Journaliste frustré, Alfredo Gasper (Carlos Cores) aspire à s’élever socialement. Un soir, il rencontre un exilé hongrois, Liudas (Vassili Lambrinos), barman au Maygar. Père de famille qui veut faire venir ses enfants en Argentine, Liudas a également besoin d’argent. Les deux hommes montent une école bidon de journalisme par correspondance. Cette arnaque va faire tourner la tête de Gasper.

Un meurtre pour rien fait partie d’une trilogie de films noirs argentins des années 1950 – avec Que la bête meure (Roman Viñoly Barreto, 1952) et Le Vampire noir (Roman Viñoly Barreto, 1953) – que Les Films du Camélia ressortent en version restaurée. Ici, le cinéaste Fernando Ayala (1920-1997) emprunte le vocabulaire du film criminel, avec ses tensions, ses flashbacks et son atmosphère étouffante (l’été caniculaire s’installe à Buenos Aires).

Si le criminel est embarqué par la paranoïa et la peur d’être floué par son colistier, il est un homme qui a été castré par son père. Une étonnante scène qui tend vers l’expressionnisme allemand revient sur son enfance dans l’ombre écrasante paternelle, héros de guerre. Son fantasme le plus cher est de dépasser cette figure tutélaire qui le hante et le mène au crime.

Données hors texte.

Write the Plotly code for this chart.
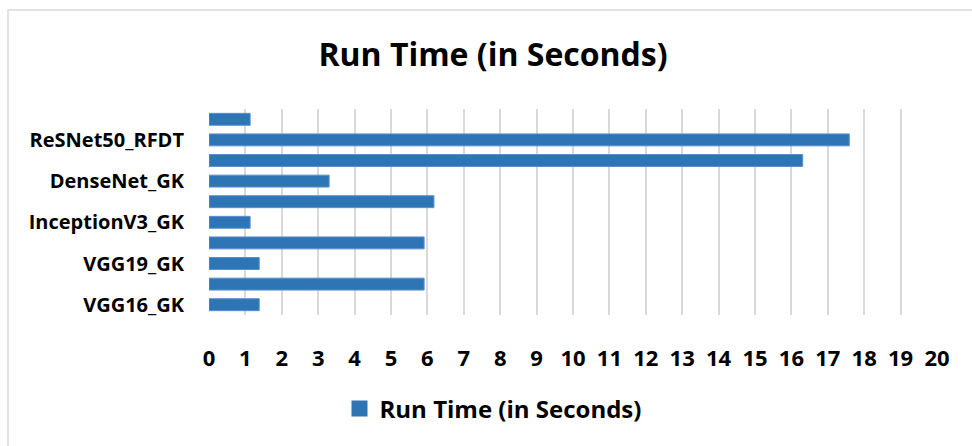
import plotly.graph_objects as go

categories = ["VGG16_GK", "VGG16_RFDT", "VGG19_GK", "VGG19_RFDT",
              "InceptionV3_GK", "InceptionV3_RFDT", "DenseNet_GK",
              "DenseNet_RFDT", "ReSNet50_RFDT", "ReSNet50_GK"]
run_time = [1.38, 5.91, 1.38, 5.91, 1.13, 6.18, 3.30, 16.31, 17.59, 1.13]
shown_labels = ["VGG16_GK", "VGG19_GK", "InceptionV3_GK", "DenseNet_GK", "ReSNet50_RFDT"]
x_ticks = list(range(0, 21))
series_name = "Run Time (in Seconds)"

FONT = "Open Sans"
BAR_COLOR = "#2e75b6"
W, H = 972, 446
L, R, T, B = 209, 35, 109, 131
pw, ph = W - L - R, H - T - B

def px(x):
    return (x - L) / pw

def py(y):
    return (H - B - y) / ph

fig = go.Figure()
fig.add_trace(go.Bar(
    y=categories, x=run_time, orientation="h", name=series_name,
    marker=dict(color=BAR_COLOR, line=dict(color="#5b8fd0", width=1)),
    showlegend=False,
))
# legend entry (square swatch like the original)
fig.add_trace(go.Scatter(
    x=[None], y=[None], mode="markers", name=series_name,
    marker=dict(symbol="square", size=18, color=BAR_COLOR),
    showlegend=True,
))

fig.update_layout(
    width=W, height=H,
    margin=dict(l=L, r=R, t=T, b=B),
    paper_bgcolor="white", plot_bgcolor="white",
    bargap=0.42,
    title=dict(text=series_name, x=493 / W, xanchor="center",
               y=1 - 55 / H, yanchor="middle",
               font=dict(family=FONT, size=32, color="black", weight="bold")),
    xaxis=dict(range=[0, 20], tickvals=x_ticks, showgrid=True, gridcolor="#d9d9d9",
               gridwidth=1.5, zeroline=False, showline=False,
               ticks="outside", ticklen=24, tickcolor="rgba(0,0,0,0)",
               tickfont=dict(family=FONT, size=22, color="black", weight="bold"),
               fixedrange=True),
    yaxis=dict(type="category", categoryorder="array", categoryarray=categories,
               tickvals=shown_labels, ticktext=shown_labels,
               ticks="outside", ticklen=20, tickcolor="rgba(0,0,0,0)",
               showgrid=False, showline=False,
               tickfont=dict(family=FONT, size=20, color="black", weight="bold"),
               fixedrange=True),
    legend=dict(orientation="h", x=px(493), xanchor="center", y=py(409), yanchor="middle",
                font=dict(family=FONT, size=24, color="black", weight="bold"),
                itemwidth=30),
    showlegend=True,
    shapes=[dict(type="rect", xref="paper", yref="paper",
                 x0=px(8), x1=px(990), y0=py(470), y1=py(10),
                 line=dict(color="#d9d9d9", width=1.5), fillcolor="rgba(0,0,0,0)",
                 layer="below")],
)

fig.write_html("out.html", config={"displayModeBar": False},
               post_script="document.body.style.margin='0';")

Fernando Ayala compose avec efficacité le terrible portrait psychologique d’un homme médiocre et veule, criminel en puissance. Mise en scène au cordeau, plans énergiques, interprètes excellents, musique d’Astor Piazzolla… Les ingrédients d’Un meurtre pour rien composent un film noir d’une grande subtilité, à découvrir absolument.